Integrated Aero-Structural Design and Supersonic Flight Validation of a 3D-Printed Composite Rocket Nose Cone

This study presents the complete aero-structural design, additive manufacturing, and experimental flight validation of a rocket nose cone produced via fused deposition modeling (FDM) using PET-G and internally reinforced with a fiberglass–epoxy composite. A tangent ogive geometry (caliber ratio C = 2.21) was selected to ensure aerodynamic efficiency in the Mach 1.2–2.2 regime and was evaluated through high-fidelity CFD simulations under a conservative Mach 2 sea-level scenario, representing the upper bound of aerodynamic loading. Structural performance was assessed using finite element analysis under combined aerodynamic pressure and inertial loads, demonstrating that the hybrid 3D-printed and composite-reinforced configuration provides improved stiffness, reduced deformation, and enhanced stress distribution compared to the unreinforced thermoplastic structure.
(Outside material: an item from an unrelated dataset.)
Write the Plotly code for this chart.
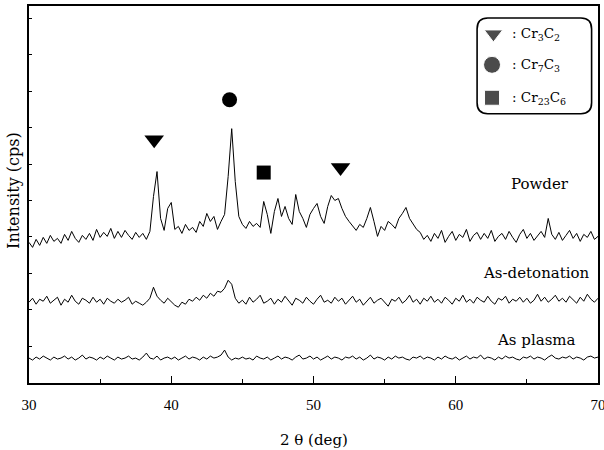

The nose cone was integrated into a full-scale rocket and validated through a supersonic flight test campaign. The vehicle reached an altitude of approximately 9772 m and a peak Mach number of approximately 1.7–1.8, sustaining supersonic conditions for approximately 11.2 seconds during the early ascent phase. The maximum dynamic pressure, approximately 160–170 kPa, occurred within the first seconds of flight, corresponding to the most critical aero-structural loading regime. These values remain below the conservative CFD predictions, confirming the robustness of the numerical design approach. Post-flight inspection confirmed the complete structural integrity of the nose cone, with no evidence of cracking, delamination, or permanent deformation. The results provide rare full-scale experimental validation of a 3D-printed and composite-reinforced aerodynamic structure operating in a real supersonic environment, demonstrating the feasibility of hybrid additive–composite manufacturing for flight-critical aerospace applications.